Lynley guardó silencio, mientras meditaba sobre la pregunta y calculaba las implicaciones de las respuestas que pudiera darle. Al ver que no contestaba, Helen continuó.

– Miriam irá a Hollóway *, Tommy.

– Sí.

– ¿Sabes quién está trabajando en los casos de animales rescatados? ¿Quién los investiga?

– Es fácil averiguarlo.

Lynley notó que los dedos de Helen se tensaban sobre los suyos.

– Pero si denuncias a Chris Faraday al encargado de investigar los rescates… Tommy, la chica se quedará sin nadie. Tendrá que ir a un hospital, o a un asilo. Todo esto, lo que le has pedido que hiciera, no servirá de nada.
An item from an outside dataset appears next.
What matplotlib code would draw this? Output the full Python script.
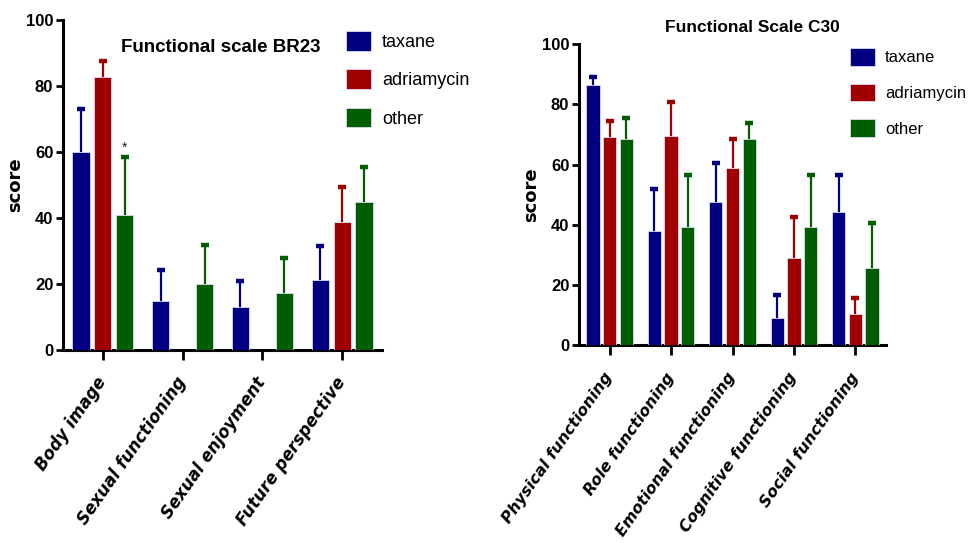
import matplotlib
matplotlib.use("Agg")
import matplotlib.pyplot as plt
from matplotlib.patches import Patch
import numpy as np

# ---- data -------------------------------------------------------------
groups = ["taxane", "adriamycin", "other"]

br23_labels = ["Body image", "Sexual functioning", "Sexual enjoyment", "Future perspective"]
br23_taxane = [60.0, 14.9, 12.9, 21.2]
br23_adria = [82.8, 0.0, 0.0, 38.7]
br23_other = [40.8, 19.9, 17.2, 44.9]
br23_taxane_err = [12.9, 9.3, 8.1, 10.3]
br23_adria_err = [4.8, 0.0, 0.0, 10.6]
br23_other_err = [17.8, 11.9, 10.8, 10.6]

c30_labels = ["Physical functioning", "Role functioning", "Emotional functioning",
              "Cognitive functioning", "Social functioning"]
c30_taxane = [86.3, 38.0, 47.4, 8.9, 44.2]
c30_adria = [69.1, 69.5, 58.8, 29.0, 10.2]
c30_other = [68.4, 39.4, 68.5, 39.4, 25.5]
c30_taxane_err = [2.7, 13.8, 13.2, 7.6, 12.3]
c30_adria_err = [5.3, 11.2, 9.7, 13.5, 5.3]
c30_other_err = [7.2, 17.0, 5.2, 17.0, 15.2]

colors = ["#000080", "#a00000", "#005e00"]

plt.rcParams["font.family"] = ["Liberation Sans", "DejaVu Sans"]

fig = plt.figure(figsize=(9.71, 5.43), dpi=100)
W, H = 971, 543


def axes_px(x0, x1, ytop, ybot):
    return fig.add_axes([x0 / W, 1 - ybot / H, (x1 - x0) / W, (ybot - ytop) / H])


def draw_panel(ax, labels, means, errs, width, step, rot_pad, xfs):
    n = len(labels)
    x = np.arange(n)
    for k, (m, e, c) in enumerate(zip(means, errs, colors)):
        pos = x + (k - 1) * step
        m = np.asarray(m)
        e = np.asarray(e)
        ax.bar(pos, m, width=width, color=c, edgecolor="#dcdcf0", linewidth=0.6, zorder=3)
        show = m > 0
        # symmetric bars; the lower half is hidden behind the bar itself
        ax.errorbar(pos[show], m[show], yerr=e[show],
                    fmt="none", ecolor=c, elinewidth=1.6, capsize=3.2, capthick=3.2,
                    zorder=2)
    ax.set_xlim(-0.5, n - 0.5)
    ax.set_ylim(0, 100)
    ax.set_yticks([0, 20, 40, 60, 80, 100])
    ax.set_yticklabels(["0", "20", "40", "60", "80", "100"], fontsize=12, fontweight="bold")
    ax.set_xticks(x)
    ax.set_xticklabels(labels, rotation=55, ha="right", va="center",
                       rotation_mode="anchor", fontsize=xfs, fontweight="bold",
                       fontstyle="oblique", family="DejaVu Sans")
    ax.tick_params(axis="x", length=7, width=2, pad=rot_pad)
    ax.tick_params(axis="y", length=5, width=2, pad=2)
    for s in ("top", "right"):
        ax.spines[s].set_visible(False)
    for s in ("left", "bottom"):
        ax.spines[s].set_linewidth(2.2)
    ax.set_ylabel("score", fontsize=13, fontweight="bold", family="DejaVu Sans")


# ---- left panel: BR23 -------------------------------------------------
ax1 = axes_px(63, 382, 20, 350)
draw_panel(ax1, br23_labels,
           [br23_taxane, br23_adria, br23_other],
           [br23_taxane_err, br23_adria_err, br23_other_err],
           width=0.215, step=0.275, rot_pad=14, xfs=12)
ax1.yaxis.set_label_coords(-0.122, 0.5)
ax1.text((221 - 63) / (382 - 63), 1 - (47 - 20) / 330, "Functional scale BR23",
         transform=ax1.transAxes, ha="center", va="center", fontsize=13.5, fontweight="bold")
ax1.text(0.275, br23_other[0] + br23_other_err[0] + 0.5, "*",
         ha="center", va="bottom", fontsize=10, color="#202020", zorder=4)

# ---- right panel: C30 -------------------------------------------------
ax2 = axes_px(579, 886, 44.3, 345)
draw_panel(ax2, c30_labels,
           [c30_taxane, c30_adria, c30_other],
           [c30_taxane_err, c30_adria_err, c30_other_err],
           width=0.217, step=0.272, rot_pad=14, xfs=11.3)
ax2.yaxis.set_label_coords(-0.127, 0.5)
fig.text(752.5 / W, 1 - 27 / H, "Functional Scale C30", ha="center", va="center",
         fontsize=12.5, fontweight="bold")

# ---- legends ----------------------------------------------------------
handles = [Patch(facecolor=c, edgecolor="#dcdcf0", linewidth=0.6) for c in colors]
fig.legend(handles, groups, loc="upper left", bbox_to_anchor=(346 / W, 1 - 31 / H),
           frameon=False, fontsize=13, handlelength=1.4, handleheight=1.3,
           labelspacing=1.02, handletextpad=0.6, borderpad=0, borderaxespad=0)
fig.legend(handles, groups, loc="upper left", bbox_to_anchor=(850 / W, 1 - 48 / H),
           frameon=False, fontsize=12, handlelength=1.5, handleheight=1.25,
           labelspacing=1.08, handletextpad=0.6, borderpad=0, borderaxespad=0)

fig.savefig("out.png", dpi=100)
– Servirá para entregar un criminal a la justicia, Helen. Es bastante más que nada.

No la estaba mirando, pero intuyó que estaba escudriñando su rostro, que intentaba leer lo que delataba su expresión para conocer sus intenciones. Que ni siquiera él conocía. Ahora no. Aún no.

Me gustan las cosas sencillas, pensó. Las quiero claras y concisas. Quiero trazar líneas que nadie piense en cruzar. Quiero que una obra termine cuando, a veces, solo es un entreacto. Esa es la miseria de mi vida. La miseria que siempre ha sido mi maldición.

Decida, inspector. Casi podía oír la voz de Olivia. Decida. Decida. Y después, viva con esa decisión. Como yo.

Sí, pensó Lynley. De alguna forma, le debía eso. Le debía soportar el peso de la elección, el peso de la conciencia, la certeza eterna de la responsabilidad.

– Esto es una investigación por homicidio -dijo por fin en respuesta a la pregunta de Helen-. Así empezó. Y así terminará.